The house to the right could be the first one by Sergels Torg to be heated and cooled by undergreound water reserves. Photo: Vasakronan.
We don’t often think about what’s under our feet when walking around in the middle of a city, but in the centre of Stockholm there is actually several aquifers – large underground layers of water-bearing rock or gravel – that can be of great use. Since water has an ability to store heat or cold, these aquifers work a bit like a thermos.
The idea is more or less to pump up the cold water at summer to cool buildings above ground. This makes the water temperature rise a bit. Then the water is pumped back down into the ground and stored until next winter, when it can be used for heating buildings. This gives about three or four times more energy than what is used for pumping the water up and down.

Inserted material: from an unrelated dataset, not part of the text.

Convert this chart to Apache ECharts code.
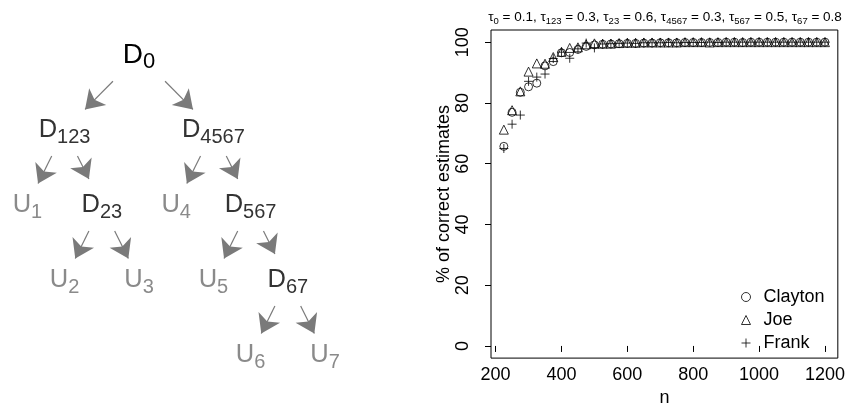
<!DOCTYPE html>
<html>
<head>
<meta charset="utf-8">
<script src="https://cdn.jsdelivr.net/npm/echarts@6/dist/echarts.min.js"></script>
<style>
html,body{margin:0;padding:0;background:#fff;}
#chart{width:848px;height:412px;}
</style>
</head>
<body>
<div id="chart"></div>
<script>
// ---- scatter data ----
var sampleSizes = [225,250,275,300,325,350,375,400,425,450,475,500,525,550,575,600,625,650,675,700,
                   725,750,775,800,825,850,875,900,925,950,975,1000,1025,1050,1075,1100,1125,1150,1175,1200];
var clayton = [65.7,76.9,83.5,85.3,86.5,92.2,93.6,96.5,96.6,97.6,98.6,99.1,99.3,99.4,99.5,99.6,99.6,99.7,99.7,99.8,
               99.8,99.8,99.9,99.9,99.9,99.9,99.9,100,100,99.9,100,100,100,100,100,100,100,100,100,100];
var joe = [71.2,77.6,83.8,90.3,93.0,92.9,95.1,96.8,98.1,98.3,99.3,99.6,99.5,99.5,99.7,99.8,99.8,99.9,99.9,99.9,
           99.9,99.9,100,100,100,99.9,100,100,100,100,100,100,100,100,100,100,100,100,100,100];
var frank = [65.0,73.0,76.0,87.1,88.5,89.5,94.6,96.7,94.7,97.8,99.7,98.1,99.4,99.5,99.6,99.7,99.6,99.8,99.8,99.8,
             99.9,99.8,99.9,99.9,99.9,100,99.9,100,100,100,100,100,100,100,100,100,100,100,100,100];
var xTicks = [200,400,600,800,1000,1200];
var yTicks = [0,20,40,60,80,100];
var seriesNames = ['Clayton','Joe','Frank'];
var tauNames = ['0','123','23','4567','567','67'];
var tauValues = ['0.1','0.3','0.6','0.3','0.5','0.8'];

// ---- tree data ----
var treeNodes = ['D0','D123','D4567','U1','D23','U4','D567','U2','U3','U5','D67','U6','U7'];
var treeSlot  = [0,-2,2,-3,-1,1,3,-2,0,2,4,3,5];   // horizontal slot in the tree
var treeDepth = [0,1,1,2,2,2,2,3,3,3,3,4,4];
var treeParent = ['', 'D0','D0','D123','D123','D4567','D4567','D23','D23','D567','D567','D67','D67'];

var FONT = 'Liberation Sans, Arial, Helvetica, sans-serif';

function pairs(ys){ return sampleSizes.map(function(n,i){ return [n, ys[i]]; }); }

var titleText = tauNames.map(function(s,i){
  return '{t|τ}{s|' + s + '}{t| = ' + tauValues[i] + (i < tauNames.length-1 ? ',\u00a0' : '') + '}';
}).join('');

function nodeKind(name){ return name === 'D0' ? 'r' : (name[0] === 'D' ? 'd' : 'u'); }
var trimSize = {r:74, d:58, u:48};

var graphData = treeNodes.map(function(name,i){
  return {name:name, value:[treeSlot[i], treeDepth[i]], symbolSize: trimSize[nodeKind(name)]};
});
var graphLinks = [];
treeNodes.forEach(function(name,i){ if (treeParent[i]) graphLinks.push({source:treeParent[i], target:name}); });

var markerStyle = {color:'rgba(0,0,0,0)', borderColor:'#000', borderWidth:1};
var symbols = ['circle','triangle','path://M0,-1L0,1M-1,0L1,0'];
var sizes = [8,9,9];
var datasets = [clayton, joe, frank];

var chart = echarts.init(document.getElementById('chart'), null, {renderer:'canvas'});
var option = {
  animation:false,
  textStyle:{fontFamily:FONT},
  title:{
    text:titleText, left:660, top:3, textAlign:'center',
    textStyle:{fontWeight:'normal', rich:{
      t:{fontSize:13.5, lineHeight:18, color:'#000', fontFamily:FONT, fontWeight:'normal'},
      s:{fontSize:9.5, lineHeight:10, padding:[8,0,0,0], color:'#000', fontFamily:FONT, fontWeight:'normal'}
    }}
  },
  legend:{
    data:seriesNames, orient:'vertical', left:736, top:283,
    itemWidth:9, itemHeight:9, itemGap:5,
    textStyle:{fontSize:18, color:'#000', fontFamily:FONT, padding:[0,0,0,8]},
    itemStyle:{color:'rgba(0,0,0,0)', borderColor:'#000', borderWidth:1}
  },
  grid:[
    {left:491, top:30, right:10, bottom:46, show:true, borderColor:'#000', borderWidth:1, backgroundColor:'transparent'},
    {left:8.8, top:17.5, width:334.8, height:375, show:false}
  ],
  xAxis:[
    {type:'value', gridIndex:0, min:186, max:1239,
     name:'n', nameLocation:'middle', nameGap:29, nameTextStyle:{fontSize:18, color:'#000', fontFamily:FONT},
     axisLine:{show:false}, splitLine:{show:false},
     axisTick:{show:true, length:6, customValues:xTicks, lineStyle:{color:'#000'}},
     axisLabel:{customValues:xTicks, fontSize:18, color:'#000', margin:8, fontFamily:FONT,
                formatter:function(v){ return String(v); }}},
    {type:'value', gridIndex:1, min:-3.5, max:5.5, show:false}
  ],
  yAxis:[
    {type:'value', gridIndex:0, min:-4, max:104,
     name:'% of correct estimates', nameLocation:'middle', nameGap:38, nameRotate:90, nameMoveOverlap:false,
     nameTextStyle:{fontSize:18, color:'#000', fontFamily:FONT},
     axisLine:{show:false}, splitLine:{show:false},
     axisTick:{show:true, length:6, customValues:yTicks, lineStyle:{color:'#000'}},
     axisLabel:{customValues:yTicks, fontSize:18, color:'#000', rotate:90, margin:19, fontFamily:FONT,
                formatter:function(v){ return String(v); }}},
    {type:'value', gridIndex:1, min:-0.5, max:4.5, inverse:true, show:false}
  ],
  series: seriesNames.map(function(nm,k){
    return {type:'scatter', name:nm, xAxisIndex:0, yAxisIndex:0, data:pairs(datasets[k]),
            symbol:symbols[k], symbolSize:sizes[k], itemStyle:markerStyle, z:3+k};
  }).concat([{
    type:'graph', coordinateSystem:'cartesian2d', xAxisIndex:1, yAxisIndex:1,
    data:graphData, links:graphLinks,
    symbol:'circle', itemStyle:{color:'rgba(0,0,0,0)'},
    edgeSymbol:['circle','arrow'], edgeSymbolSize:[0,18],
    lineStyle:{color:'#7a7a7a', width:1.2, opacity:1, curveness:0},
    label:{show:true, position:'inside',
      formatter:function(p){ var k = nodeKind(p.name); return '{' + k + '|' + p.name[0] + '}{' + k + 's|' + p.name.slice(1) + '}'; },
      rich:{
        r:{fontSize:28, lineHeight:34, color:'#000', fontFamily:FONT},
        rs:{fontSize:22, lineHeight:20, padding:[14,0,0,0], color:'#000', fontFamily:FONT},
        d:{fontSize:25.5, lineHeight:34, color:'#333', fontFamily:FONT},
        ds:{fontSize:20, lineHeight:20, padding:[14,0,0,0], color:'#333', fontFamily:FONT},
        u:{fontSize:25.5, lineHeight:34, color:'#8a8a8a', fontFamily:FONT},
        us:{fontSize:20, lineHeight:20, padding:[14,0,0,0], color:'#8a8a8a', fontFamily:FONT}
      }},
    emphasis:{disabled:true}
  }])
};
chart.setOption(option);
</script>
</body>
</html>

Vasakronan, which is a large property company, hopes to be able to use this technology for example in one of the big high-rise buildings just by Stockholms main square, Sergels Torg. According to Vasakronan’s head of development and environment, this system can save energy equivalent to the energy use of 450 detached houses.

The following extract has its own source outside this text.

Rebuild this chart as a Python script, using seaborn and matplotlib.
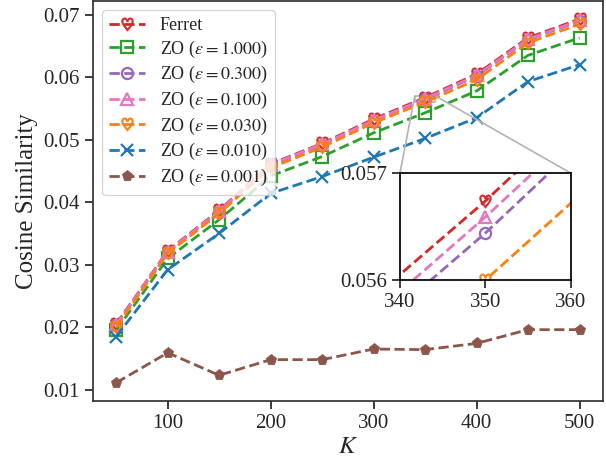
import matplotlib
matplotlib.use("Agg")
import matplotlib.pyplot as plt
import seaborn as sns
from mpl_toolkits.axes_grid1.inset_locator import mark_inset

# Values
k_values = [50, 100, 150, 200, 250, 300, 350, 400, 450, 500]

ferret = [0.0205, 0.0322, 0.0387, 0.0461, 0.0494, 0.0533, 0.05674, 0.0605, 0.0663, 0.0693]
zo_1000 = [0.0195, 0.0310, 0.0372, 0.0442, 0.0473, 0.0511, 0.0543, 0.0578, 0.0635, 0.0663]
zo_0300 = [0.0203, 0.0320, 0.0385, 0.0459, 0.0492, 0.0530, 0.05644, 0.0602, 0.0660, 0.0690]
zo_0100 = [0.0204, 0.0321, 0.0386, 0.0460, 0.0493, 0.0531, 0.05659, 0.0603, 0.0661, 0.0691]
zo_0030 = [0.0200, 0.0318, 0.0382, 0.0455, 0.0488, 0.0527, 0.05600, 0.0596, 0.0655, 0.0685]
zo_0010 = [0.0185, 0.0292, 0.0350, 0.0414, 0.0441, 0.0472, 0.0502, 0.0535, 0.0593, 0.0620]
zo_0001 = [0.0111, 0.0159, 0.0123, 0.0148, 0.0148, 0.0165, 0.0164, 0.0174, 0.0196, 0.0196]

labels = ["Ferret",
          r"ZO ($\epsilon=1.000$)", r"ZO ($\epsilon=0.300$)", r"ZO ($\epsilon=0.100$)",
          r"ZO ($\epsilon=0.030$)", r"ZO ($\epsilon=0.010$)", r"ZO ($\epsilon=0.001$)"]
series = [ferret, zo_1000, zo_0300, zo_0100, zo_0030, zo_0010, zo_0001]
colors = ["#d62728", "#2ca02c", "#9467bd", "#e377c2", "#ff7f0e", "#1f77b4", "#8c564b"]
markers = [r"$\heartsuit$", "s", "o", "^", r"$\heartsuit$", "x", "p"]
open_marker = [False, True, True, True, False, False, False]

sns.set_theme(style="ticks")
plt.rcParams["font.family"] = ["Liberation Serif", "DejaVu Serif"]
plt.rcParams["mathtext.fontset"] = "stix"


def draw_series(ax, with_labels):
    for vals, lab, col, mk, hollow in zip(series, labels, colors, markers, open_marker):
        size = 9.5 if mk.startswith("$") else 8
        sns.lineplot(
            x=k_values, y=vals, ax=ax, color=col, linestyle="--", linewidth=2,
            marker=mk, markersize=size, markeredgecolor=col,
            markerfacecolor="none" if hollow else col,
            markeredgewidth=1.6 if mk in ("s", "o", "^", "x") else 0.6,
            label=lab if with_labels else None, legend=False,
        )


fig = plt.figure(figsize=(6.06, 4.63), dpi=100)
ax = fig.add_axes([0.1535, 0.134, 0.841, 0.864])
draw_series(ax, True)
ax.set_xlabel("$K$", fontsize=18, labelpad=2)
ax.set_ylabel("Cosine Similarity", fontsize=18)
ax.tick_params(labelsize=15)
ax.set_xticks([100, 200, 300, 400, 500])
ax.set_yticks([0.01, 0.02, 0.03, 0.04, 0.05, 0.06, 0.07])
for s in ax.spines.values():
    s.set_color("#333333")
ax.legend(loc="upper left", fontsize=13, labelspacing=0.25, handlelength=2.0,
          borderaxespad=0.5)

# zoomed inset around K = 350
axins = fig.add_axes([0.660, 0.395, 0.282, 0.231])
draw_series(axins, False)
axins.set_xlim(340, 360)
axins.set_ylim(0.056, 0.057)
axins.set_xticks([340, 350, 360])
axins.set_yticks([0.056, 0.057])
axins.set_yticklabels(["0.056", "0.057"])
axins.tick_params(labelsize=15)
for s in axins.spines.values():
    s.set_color("black")
mark_inset(ax, axins, loc1=1, loc2=2, fc="none", ec="0.7", lw=1.2)

fig.savefig("out.png", dpi=100)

I must confess that to me it’s a bit of a mystery how only a few centigrades of difference in the water’s heat can make this big a difference, and how it can spend several months under ground without losing the heat… But in an article about aquifers in the construction industry journal Byggindustrin, Olle Andersson who is a professor in energy storage at the University of Lund stated that this is actually a technology where scientists actually have failed to find any disadvantages.